Consider the following chart. This time we have included security ‘C’, where the returns are skewed to the upside and the downside is limited. Of the three opportunities, C would represent our highest conviction idea and therefore the highest portfolio weight.
An example of these asymmetric returns could be a takeover offer, where the underlying security price is supported by a cash bid but there is the prospect of a higher offer. The downside risk is usually limited to the bid price, depending on the terms of the offer. But once a bid is public these are easy games to identify, so the upside is limited.
Longer-term, these scenarios also exist but are less obvious.

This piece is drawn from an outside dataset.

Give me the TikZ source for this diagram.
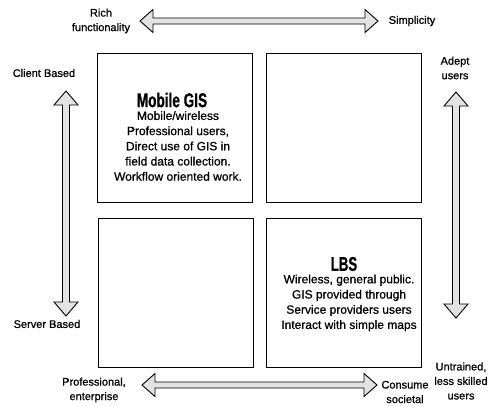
\documentclass[tikz,border=0pt]{standalone}
\usepackage{fontspec}
\setmainfont{Liberation Sans}[FakeBold=0.8]
\begin{document}
\begin{tikzpicture}[x=1pt,y=-1pt,
  quad/.style={draw=black,line width=0.9pt,minimum width=155pt,minimum height=149pt,inner sep=0pt},
  fatarrow/.style={draw=black,line width=0.9pt,fill=gray!22,line join=miter},
  lbl/.style={font=\fontsize{11}{14.5}\selectfont\addfontfeature{FakeBold=0.8},align=center,inner sep=0pt},
  body/.style={font=\fontsize{12}{15.2}\selectfont\addfontfeature{FakeBold=0.8},align=center,inner sep=0pt},
  title/.style={font=\fontsize{20}{20}\selectfont\bfseries,inner sep=0pt}]
\useasboundingbox (0,0) rectangle (501,405);
% boxes
\node[quad] (tl) at (175,128) {};
\node[quad] (tr) at (343.5,128) {};
\node[quad] (bl) at (175.5,292.5) {};
\node[quad] (br) at (343.5,292.5) {};
% box texts
\node[title] (t1) at (172,100) {\scalebox{0.68}[1]{Mobile GIS}};
\node[body] (b1) at (178,146) {Mobile/wireless\\Professional users,\\Direct use of GIS in\\field data collection.\\Workflow oriented work.};
\node[title] (t2) at (344,264) {\scalebox{0.66}[1]{LBS}};
\node[body] (b2) at (349,303) {Wireless, general public.\\GIS provided through\\Service providers users\\Interact with simple maps};
% arrows
\path[fatarrow] (140,21) -- (153,9.5) -- (153,18) -- (365,18) -- (365,9.5) -- (378,21) -- (365,32.5) -- (365,24) -- (153,24) -- (153,32.5) -- cycle;
\path[fatarrow] (142,385) -- (155,373.5) -- (155,382) -- (364,382) -- (364,373.5) -- (377,385) -- (364,396.5) -- (364,388) -- (155,388) -- (155,396.5) -- cycle;
\path[fatarrow] (66,91) -- (78,105) -- (69.5,105) -- (69.5,302) -- (78,302) -- (66,316) -- (54,302) -- (62.5,302) -- (62.5,105) -- (54,105) -- cycle;
\path[fatarrow] (456,92) -- (468,106) -- (459.5,106) -- (459.5,304) -- (468,304) -- (456,318) -- (444,304) -- (452.5,304) -- (452.5,106) -- (444,106) -- cycle;
% labels
\node[lbl] (rich) at (101,21) {Rich\\functionality};
\node[lbl] (simp) at (412,21) {Simplicity};
\node[lbl] (client) at (44,73) {Client Based};
\node[lbl] (server) at (47,324) {Server Based};
\node[lbl] (adept) at (455,68) {Adept\\users};
\node[lbl] (untr) at (461,381) {Untrained,\\less skilled\\users};
\node[lbl] (prof) at (94,390) {Professional,\\enterprise};
\node[lbl] (cons) at (405,392) {Consume\\societal};
\end{tikzpicture}
\end{document}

Buying real estate at a substantial discount to replacement cost – or assets that are supply constrained and have a substantial barrier to entry or secular long run tailwinds (such as demographics) – also have very limited downside and skewed upside potential, but only if viewed through the prism of a long-term investment horizon.
Regular readers will recognise recurring themes in much of our commentary. ‘Discount to replacement cost’, ‘demographics’ and ‘secular tailwinds’ are important concepts because they guide portfolio construction such that we can preserve capital over time, while hopefully delivering on our return objective (or better).
Quay’s investment approach is not a get rich quick strategy – we will always favour lower (acceptable) total returns with lower downside risk, rather than chase the ‘hot sectors’ of today that may promise higher returns but come with meaningful downside risk. It is this approach and philosophy that guides stock selection and portfolio construction.
 Rather than being overly pessimistic of Simon’s prospects, historically we simply believed there were better opportunities elsewhere.